START
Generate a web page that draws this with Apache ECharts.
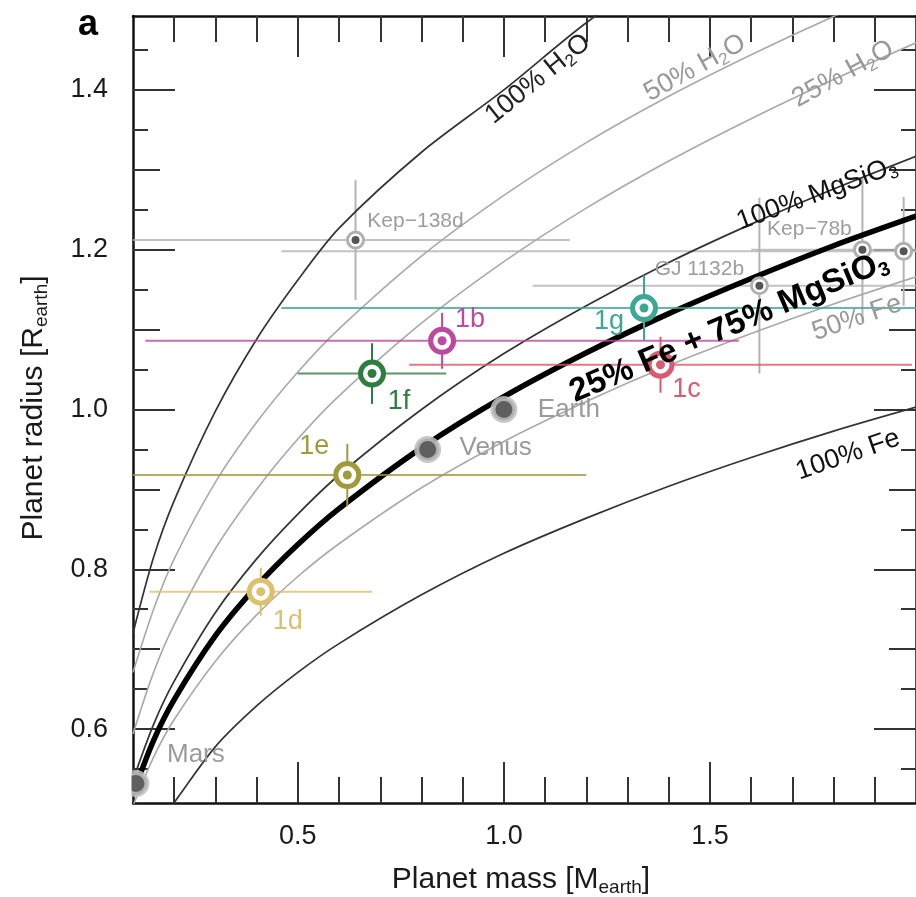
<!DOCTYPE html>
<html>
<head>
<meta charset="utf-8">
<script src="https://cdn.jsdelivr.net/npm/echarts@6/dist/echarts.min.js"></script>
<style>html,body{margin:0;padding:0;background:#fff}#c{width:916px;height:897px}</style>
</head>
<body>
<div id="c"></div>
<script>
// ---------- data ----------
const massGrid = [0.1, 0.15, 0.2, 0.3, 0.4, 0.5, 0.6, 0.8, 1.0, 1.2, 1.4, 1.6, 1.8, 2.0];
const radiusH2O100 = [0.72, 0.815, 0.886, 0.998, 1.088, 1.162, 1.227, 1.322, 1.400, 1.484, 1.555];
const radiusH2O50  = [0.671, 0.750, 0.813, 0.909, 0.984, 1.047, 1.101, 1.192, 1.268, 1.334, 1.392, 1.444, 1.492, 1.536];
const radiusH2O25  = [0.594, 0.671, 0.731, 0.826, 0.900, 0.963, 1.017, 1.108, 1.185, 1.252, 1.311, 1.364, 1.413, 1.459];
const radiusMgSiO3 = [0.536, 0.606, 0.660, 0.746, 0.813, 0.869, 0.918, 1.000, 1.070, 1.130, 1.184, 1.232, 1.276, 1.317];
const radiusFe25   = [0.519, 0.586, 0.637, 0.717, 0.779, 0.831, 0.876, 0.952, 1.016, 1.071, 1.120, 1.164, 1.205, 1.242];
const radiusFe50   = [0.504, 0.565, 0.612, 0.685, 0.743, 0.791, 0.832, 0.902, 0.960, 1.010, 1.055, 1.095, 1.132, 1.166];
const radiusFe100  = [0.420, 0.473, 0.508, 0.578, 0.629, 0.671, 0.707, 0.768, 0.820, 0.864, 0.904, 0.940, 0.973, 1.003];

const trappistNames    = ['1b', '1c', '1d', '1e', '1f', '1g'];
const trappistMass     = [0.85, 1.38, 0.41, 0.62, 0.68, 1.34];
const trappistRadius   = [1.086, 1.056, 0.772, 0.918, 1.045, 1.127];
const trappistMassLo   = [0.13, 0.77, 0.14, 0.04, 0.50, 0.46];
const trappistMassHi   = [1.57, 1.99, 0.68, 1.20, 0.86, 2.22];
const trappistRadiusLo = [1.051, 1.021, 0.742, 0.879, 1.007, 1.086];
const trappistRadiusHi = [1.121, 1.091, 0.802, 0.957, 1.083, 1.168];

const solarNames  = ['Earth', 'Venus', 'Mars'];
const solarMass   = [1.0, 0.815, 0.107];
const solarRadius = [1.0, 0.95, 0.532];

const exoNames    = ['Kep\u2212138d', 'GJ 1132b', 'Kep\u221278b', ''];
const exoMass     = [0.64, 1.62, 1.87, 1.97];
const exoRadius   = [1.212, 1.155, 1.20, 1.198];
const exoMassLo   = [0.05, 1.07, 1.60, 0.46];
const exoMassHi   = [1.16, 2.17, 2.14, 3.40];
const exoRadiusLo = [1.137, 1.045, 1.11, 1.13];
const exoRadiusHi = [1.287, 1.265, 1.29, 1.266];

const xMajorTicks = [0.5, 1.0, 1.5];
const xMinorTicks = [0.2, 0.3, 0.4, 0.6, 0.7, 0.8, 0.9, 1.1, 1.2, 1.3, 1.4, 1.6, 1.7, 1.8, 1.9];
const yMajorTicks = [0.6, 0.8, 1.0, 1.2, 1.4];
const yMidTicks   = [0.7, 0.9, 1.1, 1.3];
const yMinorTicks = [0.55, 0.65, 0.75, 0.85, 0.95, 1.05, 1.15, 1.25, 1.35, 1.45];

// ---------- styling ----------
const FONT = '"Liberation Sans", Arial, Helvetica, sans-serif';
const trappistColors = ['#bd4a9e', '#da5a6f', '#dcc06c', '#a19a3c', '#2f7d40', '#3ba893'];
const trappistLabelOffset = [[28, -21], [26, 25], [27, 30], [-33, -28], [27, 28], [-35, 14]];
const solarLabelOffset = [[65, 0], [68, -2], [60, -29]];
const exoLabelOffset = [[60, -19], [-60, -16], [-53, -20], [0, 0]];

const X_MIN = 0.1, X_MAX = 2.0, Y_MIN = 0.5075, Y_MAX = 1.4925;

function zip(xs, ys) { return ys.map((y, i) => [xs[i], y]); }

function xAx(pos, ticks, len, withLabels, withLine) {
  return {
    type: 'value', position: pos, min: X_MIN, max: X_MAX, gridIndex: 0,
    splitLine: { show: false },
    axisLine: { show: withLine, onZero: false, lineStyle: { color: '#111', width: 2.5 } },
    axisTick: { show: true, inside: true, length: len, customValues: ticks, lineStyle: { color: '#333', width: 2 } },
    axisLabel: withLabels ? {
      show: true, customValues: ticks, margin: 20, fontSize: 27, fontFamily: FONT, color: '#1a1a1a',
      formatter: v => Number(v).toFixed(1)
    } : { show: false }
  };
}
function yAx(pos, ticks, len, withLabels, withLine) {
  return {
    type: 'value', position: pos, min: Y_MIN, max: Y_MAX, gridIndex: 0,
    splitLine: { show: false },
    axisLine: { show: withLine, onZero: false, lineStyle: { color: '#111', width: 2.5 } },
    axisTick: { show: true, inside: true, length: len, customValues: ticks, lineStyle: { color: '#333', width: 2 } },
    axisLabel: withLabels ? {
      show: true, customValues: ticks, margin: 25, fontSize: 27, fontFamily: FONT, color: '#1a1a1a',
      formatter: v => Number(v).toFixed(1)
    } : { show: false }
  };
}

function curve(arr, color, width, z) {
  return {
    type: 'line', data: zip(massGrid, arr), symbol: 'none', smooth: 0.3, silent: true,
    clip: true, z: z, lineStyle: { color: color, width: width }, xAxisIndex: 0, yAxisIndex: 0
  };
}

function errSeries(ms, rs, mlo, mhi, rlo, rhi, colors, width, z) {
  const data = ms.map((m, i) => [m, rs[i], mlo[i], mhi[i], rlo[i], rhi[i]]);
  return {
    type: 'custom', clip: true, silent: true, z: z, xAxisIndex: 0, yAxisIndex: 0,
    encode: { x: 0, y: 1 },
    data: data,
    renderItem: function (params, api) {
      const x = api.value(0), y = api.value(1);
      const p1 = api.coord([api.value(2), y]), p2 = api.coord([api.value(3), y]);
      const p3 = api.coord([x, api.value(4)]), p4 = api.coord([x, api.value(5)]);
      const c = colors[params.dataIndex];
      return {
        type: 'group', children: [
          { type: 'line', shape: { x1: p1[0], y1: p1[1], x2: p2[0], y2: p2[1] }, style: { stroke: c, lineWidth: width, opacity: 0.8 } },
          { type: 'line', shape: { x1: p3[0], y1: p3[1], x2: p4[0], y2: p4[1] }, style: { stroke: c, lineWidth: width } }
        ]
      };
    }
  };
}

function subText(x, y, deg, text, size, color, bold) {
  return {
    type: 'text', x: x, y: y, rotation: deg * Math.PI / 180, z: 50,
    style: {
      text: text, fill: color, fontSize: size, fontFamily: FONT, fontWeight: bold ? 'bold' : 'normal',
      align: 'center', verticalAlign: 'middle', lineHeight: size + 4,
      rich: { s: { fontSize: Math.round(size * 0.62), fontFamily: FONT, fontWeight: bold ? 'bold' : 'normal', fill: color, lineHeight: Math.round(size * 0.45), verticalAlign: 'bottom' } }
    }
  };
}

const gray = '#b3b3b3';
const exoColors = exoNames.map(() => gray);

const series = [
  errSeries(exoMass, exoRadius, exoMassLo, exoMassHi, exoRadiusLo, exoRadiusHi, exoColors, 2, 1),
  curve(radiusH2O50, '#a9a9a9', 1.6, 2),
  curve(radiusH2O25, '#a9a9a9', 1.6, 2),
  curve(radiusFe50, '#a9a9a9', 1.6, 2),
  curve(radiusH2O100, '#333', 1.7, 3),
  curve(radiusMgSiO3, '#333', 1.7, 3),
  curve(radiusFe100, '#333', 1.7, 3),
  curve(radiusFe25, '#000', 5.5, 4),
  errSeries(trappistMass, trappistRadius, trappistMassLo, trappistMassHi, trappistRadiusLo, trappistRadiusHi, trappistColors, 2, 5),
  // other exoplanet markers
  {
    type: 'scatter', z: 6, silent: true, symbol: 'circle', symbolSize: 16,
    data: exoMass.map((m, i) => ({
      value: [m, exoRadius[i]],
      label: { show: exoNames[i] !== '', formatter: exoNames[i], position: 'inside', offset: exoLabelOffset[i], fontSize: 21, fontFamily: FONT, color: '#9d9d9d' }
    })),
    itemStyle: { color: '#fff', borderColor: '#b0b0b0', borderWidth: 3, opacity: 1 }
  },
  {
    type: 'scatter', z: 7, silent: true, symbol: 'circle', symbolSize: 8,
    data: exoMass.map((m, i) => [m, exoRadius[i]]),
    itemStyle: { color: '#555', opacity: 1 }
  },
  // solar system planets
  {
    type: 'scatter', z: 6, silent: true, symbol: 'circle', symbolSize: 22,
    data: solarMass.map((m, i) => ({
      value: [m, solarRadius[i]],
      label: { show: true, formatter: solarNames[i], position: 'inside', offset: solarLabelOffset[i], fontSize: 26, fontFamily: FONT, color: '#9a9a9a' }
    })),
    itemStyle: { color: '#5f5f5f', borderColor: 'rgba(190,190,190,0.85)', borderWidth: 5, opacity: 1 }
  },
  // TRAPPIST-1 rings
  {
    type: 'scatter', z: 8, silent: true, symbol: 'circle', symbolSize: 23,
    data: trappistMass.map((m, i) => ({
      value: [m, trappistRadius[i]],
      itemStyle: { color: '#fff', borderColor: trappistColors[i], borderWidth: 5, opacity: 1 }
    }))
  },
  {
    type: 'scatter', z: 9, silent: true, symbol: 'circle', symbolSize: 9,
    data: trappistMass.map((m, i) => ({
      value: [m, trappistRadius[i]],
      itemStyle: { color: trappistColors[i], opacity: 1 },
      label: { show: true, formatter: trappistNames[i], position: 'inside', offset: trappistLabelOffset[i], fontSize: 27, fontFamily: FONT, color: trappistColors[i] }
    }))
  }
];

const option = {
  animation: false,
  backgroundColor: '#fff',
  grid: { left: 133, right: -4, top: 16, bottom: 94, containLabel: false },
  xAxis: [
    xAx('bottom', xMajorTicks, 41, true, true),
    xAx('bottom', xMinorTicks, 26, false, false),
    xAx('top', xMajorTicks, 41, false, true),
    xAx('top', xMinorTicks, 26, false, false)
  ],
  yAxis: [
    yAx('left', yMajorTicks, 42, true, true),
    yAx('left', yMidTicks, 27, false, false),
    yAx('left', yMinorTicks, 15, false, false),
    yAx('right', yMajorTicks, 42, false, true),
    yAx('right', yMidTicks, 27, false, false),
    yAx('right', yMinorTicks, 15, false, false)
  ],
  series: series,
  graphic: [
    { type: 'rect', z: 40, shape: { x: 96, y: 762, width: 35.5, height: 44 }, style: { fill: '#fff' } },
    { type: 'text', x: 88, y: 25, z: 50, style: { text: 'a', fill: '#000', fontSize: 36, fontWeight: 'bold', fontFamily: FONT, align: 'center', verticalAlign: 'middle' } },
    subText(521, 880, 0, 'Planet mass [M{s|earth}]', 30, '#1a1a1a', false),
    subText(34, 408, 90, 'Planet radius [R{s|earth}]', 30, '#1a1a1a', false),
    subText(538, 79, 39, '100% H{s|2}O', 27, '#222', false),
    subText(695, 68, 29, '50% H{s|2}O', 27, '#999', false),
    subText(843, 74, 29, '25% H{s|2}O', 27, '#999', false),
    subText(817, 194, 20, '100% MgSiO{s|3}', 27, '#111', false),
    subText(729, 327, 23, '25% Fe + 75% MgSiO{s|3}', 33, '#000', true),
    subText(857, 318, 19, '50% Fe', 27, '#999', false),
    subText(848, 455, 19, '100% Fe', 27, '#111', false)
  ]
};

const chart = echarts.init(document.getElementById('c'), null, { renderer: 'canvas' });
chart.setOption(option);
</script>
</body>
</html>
END
START
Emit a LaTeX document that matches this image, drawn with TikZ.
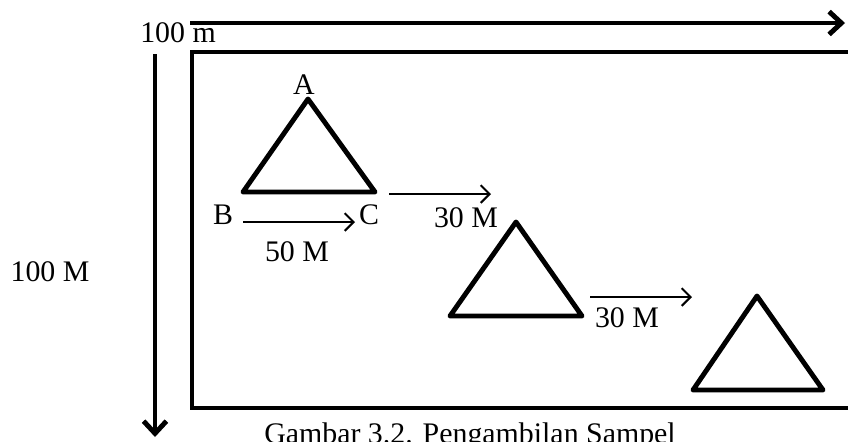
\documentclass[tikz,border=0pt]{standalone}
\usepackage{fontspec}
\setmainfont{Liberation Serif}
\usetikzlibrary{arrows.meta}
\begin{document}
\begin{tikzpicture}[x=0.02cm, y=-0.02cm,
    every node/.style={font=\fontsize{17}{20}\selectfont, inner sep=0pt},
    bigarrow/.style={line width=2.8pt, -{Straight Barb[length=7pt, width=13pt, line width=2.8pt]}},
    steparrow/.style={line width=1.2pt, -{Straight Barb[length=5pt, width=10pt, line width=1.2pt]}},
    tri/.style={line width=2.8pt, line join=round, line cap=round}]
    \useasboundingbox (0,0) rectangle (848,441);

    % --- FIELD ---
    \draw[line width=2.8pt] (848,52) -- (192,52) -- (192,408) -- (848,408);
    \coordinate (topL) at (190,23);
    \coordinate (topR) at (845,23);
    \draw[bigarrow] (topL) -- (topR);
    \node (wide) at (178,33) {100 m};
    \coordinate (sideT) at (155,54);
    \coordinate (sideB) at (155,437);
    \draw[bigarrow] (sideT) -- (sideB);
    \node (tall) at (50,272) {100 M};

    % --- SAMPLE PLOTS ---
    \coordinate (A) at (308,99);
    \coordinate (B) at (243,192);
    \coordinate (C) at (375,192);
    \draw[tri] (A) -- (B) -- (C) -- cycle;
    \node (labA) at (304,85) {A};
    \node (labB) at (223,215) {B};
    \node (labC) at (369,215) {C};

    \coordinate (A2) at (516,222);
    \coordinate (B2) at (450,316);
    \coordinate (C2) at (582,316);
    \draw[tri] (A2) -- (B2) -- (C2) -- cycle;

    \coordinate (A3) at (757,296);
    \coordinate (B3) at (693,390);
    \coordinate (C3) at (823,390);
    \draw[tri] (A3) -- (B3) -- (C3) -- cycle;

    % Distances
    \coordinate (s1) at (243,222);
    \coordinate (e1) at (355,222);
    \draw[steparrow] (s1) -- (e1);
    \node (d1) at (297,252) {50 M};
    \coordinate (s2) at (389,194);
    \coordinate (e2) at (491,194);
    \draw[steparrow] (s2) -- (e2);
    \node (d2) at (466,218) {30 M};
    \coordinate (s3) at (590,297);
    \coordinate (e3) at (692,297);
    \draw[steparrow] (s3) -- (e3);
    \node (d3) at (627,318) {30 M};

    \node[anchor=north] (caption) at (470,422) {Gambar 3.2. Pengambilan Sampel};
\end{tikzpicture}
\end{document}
END
START
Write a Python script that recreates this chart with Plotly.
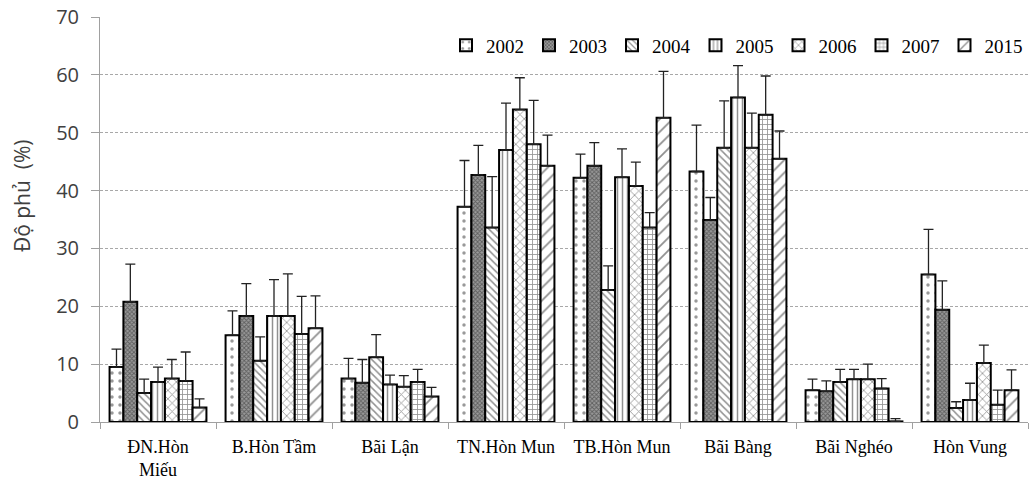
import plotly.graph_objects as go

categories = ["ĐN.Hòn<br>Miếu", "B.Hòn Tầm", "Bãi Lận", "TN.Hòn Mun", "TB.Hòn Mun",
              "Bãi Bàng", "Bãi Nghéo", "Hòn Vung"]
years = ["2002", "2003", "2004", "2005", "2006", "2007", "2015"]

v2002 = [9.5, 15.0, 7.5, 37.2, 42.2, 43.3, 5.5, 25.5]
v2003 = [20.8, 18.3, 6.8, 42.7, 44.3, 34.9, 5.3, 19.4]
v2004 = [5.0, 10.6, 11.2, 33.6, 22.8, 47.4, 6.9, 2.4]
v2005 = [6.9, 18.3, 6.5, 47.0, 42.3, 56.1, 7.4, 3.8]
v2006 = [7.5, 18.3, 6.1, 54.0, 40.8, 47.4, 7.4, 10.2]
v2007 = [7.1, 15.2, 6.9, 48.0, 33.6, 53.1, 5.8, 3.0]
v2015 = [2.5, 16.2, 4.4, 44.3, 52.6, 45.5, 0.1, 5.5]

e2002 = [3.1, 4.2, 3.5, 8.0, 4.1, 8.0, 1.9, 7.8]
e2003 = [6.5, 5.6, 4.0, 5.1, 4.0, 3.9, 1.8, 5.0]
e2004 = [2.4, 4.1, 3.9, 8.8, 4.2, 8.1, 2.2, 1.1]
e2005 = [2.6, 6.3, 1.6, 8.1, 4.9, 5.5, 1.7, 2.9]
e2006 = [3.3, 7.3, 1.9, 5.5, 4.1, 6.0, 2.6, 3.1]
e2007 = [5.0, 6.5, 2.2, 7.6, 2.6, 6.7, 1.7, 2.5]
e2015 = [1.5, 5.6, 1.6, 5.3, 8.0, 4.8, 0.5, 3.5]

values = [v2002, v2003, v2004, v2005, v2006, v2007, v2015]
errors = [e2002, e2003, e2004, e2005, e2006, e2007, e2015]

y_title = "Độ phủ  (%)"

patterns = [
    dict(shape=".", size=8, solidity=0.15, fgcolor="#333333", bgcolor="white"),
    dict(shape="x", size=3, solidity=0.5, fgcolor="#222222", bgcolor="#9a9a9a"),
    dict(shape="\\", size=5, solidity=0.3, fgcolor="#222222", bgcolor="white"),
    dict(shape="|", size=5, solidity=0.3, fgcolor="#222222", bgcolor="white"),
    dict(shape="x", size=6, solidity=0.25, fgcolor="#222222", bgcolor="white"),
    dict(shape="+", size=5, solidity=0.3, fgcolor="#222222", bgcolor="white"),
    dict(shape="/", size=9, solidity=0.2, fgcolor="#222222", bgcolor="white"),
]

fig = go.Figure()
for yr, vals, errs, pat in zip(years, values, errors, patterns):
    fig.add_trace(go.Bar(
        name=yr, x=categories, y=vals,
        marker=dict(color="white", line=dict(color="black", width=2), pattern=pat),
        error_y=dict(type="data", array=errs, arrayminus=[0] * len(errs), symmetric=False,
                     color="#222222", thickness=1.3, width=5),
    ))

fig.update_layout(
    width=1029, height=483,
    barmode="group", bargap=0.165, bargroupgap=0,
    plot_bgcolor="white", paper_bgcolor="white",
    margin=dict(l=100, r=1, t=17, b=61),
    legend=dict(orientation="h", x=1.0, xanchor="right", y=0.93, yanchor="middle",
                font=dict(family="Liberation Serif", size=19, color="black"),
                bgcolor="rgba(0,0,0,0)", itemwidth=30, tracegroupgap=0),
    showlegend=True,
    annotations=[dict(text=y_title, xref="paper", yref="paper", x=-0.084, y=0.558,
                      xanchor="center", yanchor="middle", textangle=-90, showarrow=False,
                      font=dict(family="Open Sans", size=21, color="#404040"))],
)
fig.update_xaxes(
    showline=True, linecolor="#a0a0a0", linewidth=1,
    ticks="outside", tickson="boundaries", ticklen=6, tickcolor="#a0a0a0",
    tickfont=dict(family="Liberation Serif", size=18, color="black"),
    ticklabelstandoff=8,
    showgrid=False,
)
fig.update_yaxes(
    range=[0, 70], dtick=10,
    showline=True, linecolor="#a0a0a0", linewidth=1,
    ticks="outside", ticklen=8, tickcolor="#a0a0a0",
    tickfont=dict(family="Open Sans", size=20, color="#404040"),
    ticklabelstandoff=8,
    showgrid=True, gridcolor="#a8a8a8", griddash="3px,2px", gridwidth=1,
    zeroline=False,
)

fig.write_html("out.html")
END
In the listing above, find the line containing "Emit a LaTeX" and the line containing "(C3) -- cycle;", then write out both of them and every line between, exactly, with no pictures.

# Complete output
Emit a LaTeX document that matches this image, drawn with TikZ.
\documentclass[tikz,border=0pt]{standalone}
\usepackage{fontspec}
\setmainfont{Liberation Serif}
\usetikzlibrary{arrows.meta}
\begin{document}
\begin{tikzpicture}[x=0.02cm, y=-0.02cm,
    every node/.style={font=\fontsize{17}{20}\selectfont, inner sep=0pt},
    bigarrow/.style={line width=2.8pt, -{Straight Barb[length=7pt, width=13pt, line width=2.8pt]}},
    steparrow/.style={line width=1.2pt, -{Straight Barb[length=5pt, width=10pt, line width=1.2pt]}},
    tri/.style={line width=2.8pt, line join=round, line cap=round}]
    \useasboundingbox (0,0) rectangle (848,441);

    % --- FIELD ---
    \draw[line width=2.8pt] (848,52) -- (192,52) -- (192,408) -- (848,408);
    \coordinate (topL) at (190,23);
    \coordinate (topR) at (845,23);
    \draw[bigarrow] (topL) -- (topR);
    \node (wide) at (178,33) {100 m};
    \coordinate (sideT) at (155,54);
    \coordinate (sideB) at (155,437);
    \draw[bigarrow] (sideT) -- (sideB);
    \node (tall) at (50,272) {100 M};

    % --- SAMPLE PLOTS ---
    \coordinate (A) at (308,99);
    \coordinate (B) at (243,192);
    \coordinate (C) at (375,192);
    \draw[tri] (A) -- (B) -- (C) -- cycle;
    \node (labA) at (304,85) {A};
    \node (labB) at (223,215) {B};
    \node (labC) at (369,215) {C};

    \coordinate (A2) at (516,222);
    \coordinate (B2) at (450,316);
    \coordinate (C2) at (582,316);
    \draw[tri] (A2) -- (B2) -- (C2) -- cycle;

    \coordinate (A3) at (757,296);
    \coordinate (B3) at (693,390);
    \coordinate (C3) at (823,390);
    \draw[tri] (A3) -- (B3) -- (C3) -- cycle;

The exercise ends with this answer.